I believe that the method is probably not very novel or of high contribution.

Response: We would like to emphasize that the novelty of our method lies in (i) the discovery that the intrinsic dimensionality of internal representations in fine-tuned decoder models monotonically decreases and that, in this case, (ii) applying AT in the higher layers covers all the AEs from the previous layers and offers better robustness than applying AT in the initial layers. This justifies (iii) applying PGD-based adversarial training to only to the last layer. Our method not only improves robustness and generalization capabilities but also achieves these improvements at a significantly lower computational cost compared to state-of-the-art methods. In our revision, we have extended our experimental analysis to include more tasks/datasets, thereby reinforcing the efficacy of our method.

Have you conducted any experiments where you use adversarial examples generated from other layers instead of the only the last one. Sometimes theorems and experiments can provide very different outcomes.

Response: As part of our revision, we conducted additional experiments focusing on the application of adversarial training to intermediate layers. The outcomes of these experiments are presented in Figure 4 of the revised manuscript. In agreement with our hypothesis, the results demonstrate a reduction in robustness when the adversarially trained layer is closer to the input layer, and the best robustness is achieved in the last layer.

I read the limitations at the end of the paper. Although this is not in the scope of this work I would suggest to still try this method with image data.

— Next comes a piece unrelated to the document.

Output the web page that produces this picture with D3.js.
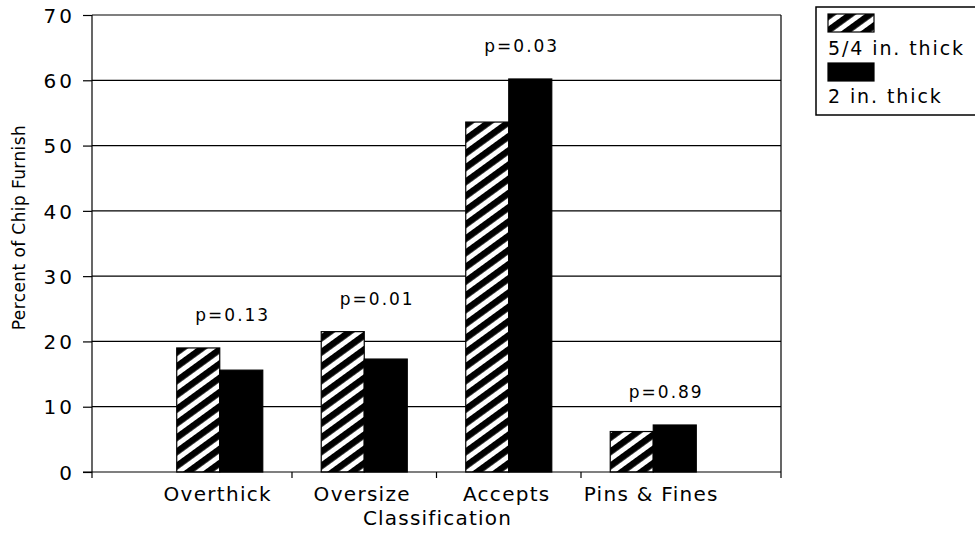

Response: We extended the application of our method to (i) vision and (ii) LLM domains. To achieve this, we evaluated the intrinsic dimensionality of the ViT model and the quantized LLAMA-2 7B model. Comprehensive details about these models and the outcomes of these experiments are presented in Appendices G and H. Our findings reveal that both models have non-monotonic variations in intrinsic dimensionality. We further applied SMAAT to both models to test our hypothesis. We did not observe enhanced robustness, as expected by our formulation.